As school culture is something which is "situationally unique" (Beare et al., 1989) and "is shaped by its history, context and people in it" and external influences (Stoll, 1999, p.33), the understanding of school culture with its complexity is very important at the time of change as Stoll notes: “...an essential part of school improvement is that the school 'assesses its current culture and works to develop positive cultural norms'” (ibid.). Expanding on changing school culture, Stoll also stresses the importance of leadership at the time of change and asserts that: “Changing schools is not just about changing curricula, teaching and learning strategies, assessment, structures, and roles and responsibilities” (ibid. p.47). Fullan (2003) charges the leader with the responsibility for change and asserts that, “The leader’s job is to help change context – to introduce new elements into the situation that are bound to influence a behaviour for the better” (p.1). Earley and Fletcher-Campbell (1989) note the importance of delegation at management level:
Delegation is essential not only in practical terms but as an expression of teamwork and partnership and as a process of staff development and training. (…) Delegation is necessary so that time can be found, for example, for reflection, forward planning, support, discussion…(p.108).

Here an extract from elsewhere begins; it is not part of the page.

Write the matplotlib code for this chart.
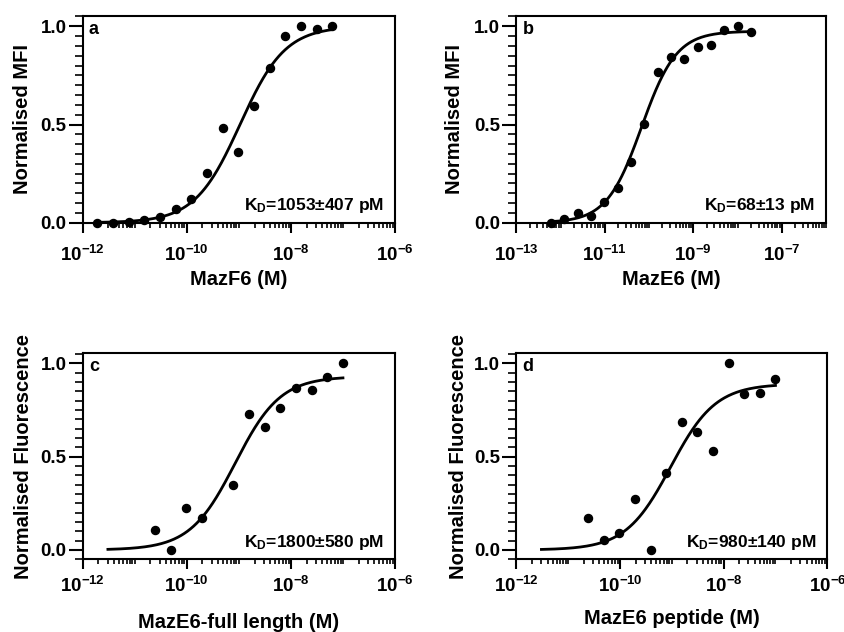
import numpy as np
import matplotlib
matplotlib.use("Agg")
import matplotlib.pyplot as plt
from matplotlib.ticker import FixedLocator, LogLocator, FuncFormatter, MultipleLocator, NullFormatter

plt.rcParams['font.family'] = ['Liberation Sans', 'DejaVu Sans']
plt.rcParams['font.weight'] = 'bold'
plt.rcParams['mathtext.fontset'] = 'custom'
plt.rcParams['mathtext.rm'] = 'Liberation Sans:bold'
plt.rcParams['mathtext.bf'] = 'Liberation Sans:bold'
plt.rcParams['mathtext.it'] = 'Liberation Sans:bold'

# ---------------- data ----------------
# panel a: MazF6, 2-fold dilutions from 62.5 nM
a_conc = 62.5e-9 / 2.0 ** np.arange(15, -1, -1)
a_mfi = [0.0, 0.0, 0.002, 0.014, 0.031, 0.068, 0.12, 0.251,
         0.484, 0.36, 0.596, 0.786, 0.951, 1.0, 0.985, 1.0]
a_top, a_ec50, a_hill = 1.0, 1.053e-9, 1.0

# panel b: MazE6, 2-fold dilutions from 20 nM
b_conc = 20e-9 / 2.0 ** np.arange(15, -1, -1)
b_mfi = [0.0, 0.020, 0.051, 0.034, 0.104, 0.175, 0.307, 0.501,
         0.769, 0.842, 0.834, 0.895, 0.903, 0.981, 1.0, 0.971]
b_top, b_ec50, b_hill = 0.975, 6.8e-11, 1.1

# panel c: MazE6 full length, 2-fold dilutions from 100 nM (one missing)
c_conc = 100e-9 / 2.0 ** np.array([12, 11, 10, 9, 7, 6, 5, 4, 3, 2, 1, 0])
c_fl = [0.105, 0.0, 0.227, 0.173, 0.348, 0.727, 0.661, 0.761,
        0.868, 0.855, 0.929, 1.0]
c_top, c_ec50, c_hill = 0.93, 8.5e-10, 1.0

# panel d: MazE6 peptide, 2-fold dilutions from 100 nM
d_conc = 100e-9 / 2.0 ** np.arange(12, -1, -1)
d_fl = [0.170, 0.054, 0.091, 0.273, 0.0, 0.414, 0.684, 0.632,
        0.529, 1.0, 0.836, 0.841, 0.916]
d_top, d_ec50, d_hill = 0.89, 9.5e-10, 1.0

curve_cd_range = (100e-9 / 2.0 ** 15, 100e-9)

a_ticks = [-12, -10, -8, -6]
b_ticks = [-13, -11, -9, -7]
c_ticks = [-12, -10, -8, -6]
d_ticks = [-12, -10, -8, -6]

panels = [
    dict(letter='a', conc=a_conc, y=a_mfi, top=a_top, ec50=a_ec50, hill=a_hill,
         crange=(a_conc[0], a_conc[-1]), xlim=(1e-12, 1e-6), ylim=(0, 1.054),
         ticks=a_ticks, kd='=1053±407 pM', xlabel='MazF6 (M)', ylabel='Normalised MFI',
         rect=[82.7, 15.7, 395.0, 222.7], xl=-0.272, yl=-0.192, pad=9),
    dict(letter='b', conc=b_conc, y=b_mfi, top=b_top, ec50=b_ec50, hill=b_hill,
         crange=(b_conc[0], b_conc[-1]), xlim=(1e-13, 1e-6), ylim=(0, 1.054),
         ticks=b_ticks, kd='=68±13 pM', xlabel='MazE6 (M)', ylabel='Normalised MFI',
         rect=[516.3, 15.7, 826.0, 222.7], xl=-0.272, yl=-0.198, pad=9),
    dict(letter='c', conc=c_conc, y=c_fl, top=c_top, ec50=c_ec50, hill=c_hill,
         crange=curve_cd_range, xlim=(1e-12, 1e-6), ylim=(-0.05, 1.054),
         ticks=c_ticks, kd='=1800±580 pM', xlabel='MazE6-full length (M)',
         ylabel='Normalised Fluorescence',
         rect=[82.7, 353.3, 395.0, 559.3], xl=-0.309, yl=-0.19, pad=5),
    dict(letter='d', conc=d_conc, y=d_fl, top=d_top, ec50=d_ec50, hill=d_hill,
         crange=curve_cd_range, xlim=(1e-12, 1e-6), ylim=(-0.05, 1.054),
         ticks=d_ticks, kd='=980±140 pM', xlabel='MazE6 peptide (M)',
         ylabel='Normalised Fluorescence',
         rect=[516.3, 353.3, 827.3, 559.3], xl=-0.285, yl=-0.185, pad=5),
]

W, H = 845, 632
fig = plt.figure(figsize=(W / 100, H / 100), dpi=100)


def exp_fmt(v, pos):
    e = int(round(np.log10(v)))
    return r'$\mathbf{10^{%d}}$' % e


for p in panels:
    l, t, r, b = p['rect']
    ax = fig.add_axes([l / W, 1 - b / H, (r - l) / W, (b - t) / H])
    ax.set_xscale('log')
    xs = np.logspace(np.log10(p['crange'][0]), np.log10(p['crange'][1]), 300)
    ys = p['top'] * xs ** p['hill'] / (p['ec50'] ** p['hill'] + xs ** p['hill'])
    ax.plot(xs, ys, color='black', lw=2.0, zorder=3)
    ax.plot(p['conc'], p['y'], 'o', color='black', ms=5.8, zorder=4, clip_on=False)
    ax.set_xlim(*p['xlim'])
    ax.set_ylim(*p['ylim'])
    ax.xaxis.set_major_locator(FixedLocator([10.0 ** e for e in p['ticks']]))
    ax.xaxis.set_major_formatter(FuncFormatter(exp_fmt))
    ax.xaxis.set_minor_locator(LogLocator(base=10, subs=np.arange(1, 10), numticks=50))
    ax.xaxis.set_minor_formatter(NullFormatter())
    ax.yaxis.set_major_locator(FixedLocator([0.0, 0.5, 1.0]))
    ax.yaxis.set_major_formatter(FuncFormatter(lambda v, pos: '%.1f' % v))
    ax.yaxis.set_minor_locator(MultipleLocator(0.05))
    for s in ax.spines.values():
        s.set_linewidth(1.5)
    ax.tick_params(axis='x', which='major', length=7, width=1.5, pad=p['pad'], labelsize=13.5)
    ax.tick_params(axis='x', which='minor', length=3.5, width=1.2)
    ax.tick_params(axis='y', which='major', length=10, width=1.5, pad=1.5, labelsize=13.5)
    ax.tick_params(axis='y', which='minor', length=5.5, width=1.2)
    ax.set_xlabel(p['xlabel'], fontsize=14.5, fontweight='bold')
    ax.set_ylabel(p['ylabel'], fontsize=14.5, fontweight='bold')
    ax.xaxis.set_label_coords(0.5, p['xl'])
    ax.xaxis.label.set_va('center')
    ax.yaxis.set_label_coords(p['yl'], 0.5)
    ax.yaxis.label.set_va('center')
    ax.text(0.02, 0.975, p['letter'], transform=ax.transAxes, ha='left', va='top',
            fontsize=13, fontweight='bold')
    ax.text(0.965, 0.035, r'$\mathbf{K_D}$' + p['kd'], transform=ax.transAxes,
            ha='right', va='bottom', fontsize=12.5, fontweight='bold')

fig.savefig('out.png', dpi=100)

As the leadership style influences a particular organizational culture and a way of working, Hargreaves (2000) asserts that, “Collaboration is now widely proposed as an organizational solution to the problem of contemporary schooling” (p.17).
Managing change is not an easy task and requires a detailed diagnosis of the current culture (Hargreaves, 1999) and school leaders' clear vision for the future in order to change values, attitudes and beliefs within an organization (Bear et al.1992; Leithwood et al.1999).